Coronel Willian mostra como deve ser o papel de um comandante responsável
Ao decidir pela expulsão do policial, o comandante geral da PMES, coronel Ronalt Willian, dá, dentre outras, as seguintes justificativas:
“A conduta do soldado Agrinaldo Antônio Nascimento é gravíssima e colide com a doutrina adotada pela Polícia Militar e com as políticas públicas de segurança adotadas pelo Comando da Instituição. O acusado expôs não só o nome e a imagem da Corporação, mas também de todos os policiais militares, uma vez que maculou o bom nome da PMES.
Desta feita, é patente a inadequação de sua conduta com os deveres da carreira policial.
Acerca da reprovabilidade dos atos praticados pelo acusado, importante frisar que o artigo 26 da Lei n°. 3.196/78 (Estatuto da Polícia Militar) serve de parâmetro para compreender as
condutas que devem ser observadas por todos os Militares Estaduais e elenca, dentre outras, as seguintes:
I – amar a verdade e a responsabilidade como fundamento da dignidade pessoal;
II – exercer, com autoridade, eficiência e probidade, as funções que lhe couberem em decorrência do cargo;
III – respeitar a dignidade da pessoa humana;
IV – cumprir e fazer cumprir as leis, os regulamentos, as instruções e as ordens das autoridades competentes;
IX – ser discreto em suas atitudes, maneiras e em sua linguagem escrita e falada;
XII – cumprir seus deveres de cidadão;
XIII – proceder de maneira ilibada na vida pública e na particular;
XIV – observar as normas de boa educação;
XVI – conduzir-se, mesmo fora do serviço ou na inatividade, de modo que não sejam prejudicados os princípios da disciplina, do respeito e do decoro policial militar;
XVII – abster-se de fazer uso do posto ou da graduação para obter facilidades pessoais de qualquer natureza ou para encaminhar negócios particulares ou de terceiros;
XIX – zelar pelo bom nome da Polícia Militar e de cada um dos seus integrantes, obedecendo e fazendo obedecer aos preceitos da ética policial militar.

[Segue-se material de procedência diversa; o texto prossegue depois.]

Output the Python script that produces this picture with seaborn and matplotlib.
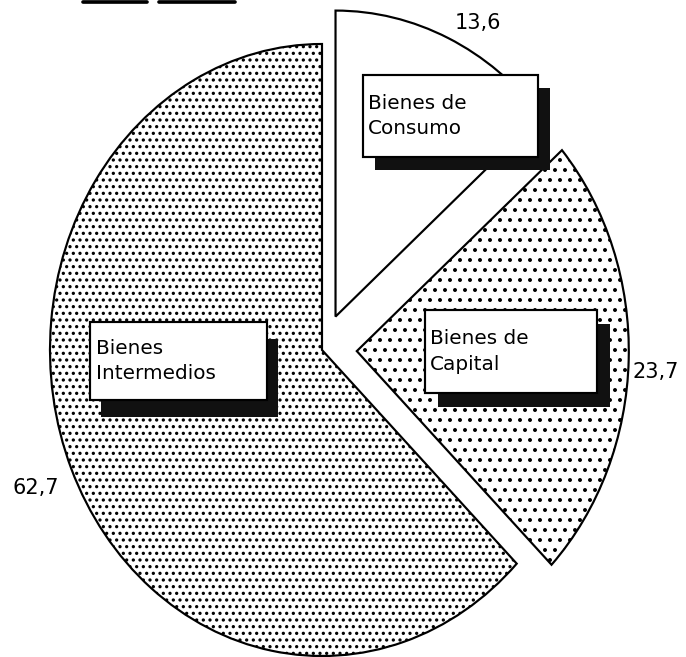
import matplotlib
matplotlib.use("Agg")
import matplotlib.pyplot as plt
import seaborn as sns
from matplotlib.patches import Rectangle
from matplotlib.lines import Line2D

# --- datos ---
categorias = ["Bienes de\nConsumo", "Bienes de\nCapital", "Bienes\nIntermedios"]
participacion = [13.6, 23.7, 62.7]
etiquetas_valor = [f"{v:.1f}".replace(".", ",") for v in participacion]
separacion = [0.12, 0.128, 0.0]

# --- estilo ---
sns.set_style("white")
plt.rcParams["font.family"] = ["DejaVu Sans"]
plt.rcParams["text.color"] = "black"
plt.rcParams["hatch.linewidth"] = 1.15

W, H, DPI = 686, 657, 120
fig = plt.figure(figsize=(W / DPI, H / DPI), dpi=DPI)
ax = fig.add_axes([0, 0, 1, 1])

wedges, _ = ax.pie(
    participacion,
    explode=separacion,
    startangle=90,
    counterclock=False,
    radius=1.0,
    colors=["white"] * 3,
    wedgeprops=dict(edgecolor="black", linewidth=1.3),
)
for w, h in zip(wedges, ["", "..", "..."]):
    w.set_hatch(h)

# la torta original está algo achatada (elipse): escala distinta en x e y
rx, ry = 272, 306
cx, cy = 322, 350
ax.set_aspect("auto")
ax.set_xlim(-cx / rx, (W - cx) / rx)
ax.set_ylim(-(H - cy) / ry, cy / ry)
ax.axis("off")

tf = fig.transFigure
def fx(x):
    return x / W
def fy(y):
    return 1 - y / H

# cajas de etiqueta (px, y hacia abajo): x0, y0, x1, y1, texto_x, sombra
cajas = [
    (363, 75, 538, 157, 368, (12, 13)),
    (425, 310, 597, 393, 430, (13, 14)),
    (90, 322, 267, 400, 96, (11, 17)),
]
for (x0, y0, x1, y1, tx, (sx, sy)), nombre in zip(cajas, categorias):
    ax.add_patch(Rectangle((fx(x0 + sx), fy(y1 + sy)), (x1 - x0) / W, (y1 - y0) / H,
                           transform=tf, facecolor="#111111", edgecolor="none", zorder=3))
    ax.add_patch(Rectangle((fx(x0), fy(y1)), (x1 - x0) / W, (y1 - y0) / H,
                           transform=tf, facecolor="white", edgecolor="black",
                           linewidth=1.3, zorder=4))
    ax.text(fx(tx), fy((y0 + y1) / 2), nombre, transform=tf, ha="left", va="center",
            fontsize=12, linespacing=1.45, zorder=5)

# valores
pos_valor = [(478, 23), (656, 372), (36, 488)]
for (x, y), txt in zip(pos_valor, etiquetas_valor):
    ax.text(fx(x), fy(y), txt, transform=tf, ha="center", va="center", fontsize=12.5)

# resto del subrayado del título (recortado)
for xa, xb in [(83, 147), (159, 235)]:
    fig.add_artist(Line2D([fx(xa), fx(xb)], [fy(1.5), fy(1.5)],
                          color="black", linewidth=2.2))

fig.savefig("out.png", dpi=DPI)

O artigo 30 do mesmo Estatuto estabelece: “Todo cidadão, após ingressar na Polícia Militar mediante incorporação, matrícula ou nomeação, prestará compromisso de honra, no qual afirmará sua aceitação consciente das obrigações e dos deveres policiais militares e manifestará sua firme disposição de bem cumpri-los”.
A conduta que lhe é atribuída é diametralmente oposta aos deveres do cargo que ocupa. Destarte, verifica-se que todo Policial Militar deve pautar seus atos conforme a lei, estrando ou não de serviço, fato que não se vislumbra na conduta do Sd AGRINALDO ANTÔNIO NASCIMENTO. Sendo assim, resta claro que o comportamento que adotou o torna incompatível com a relevância da função pública que desempenha. Por tais razões, entendo que não reúne as mínimas condições para permanecer nesta Instituição”.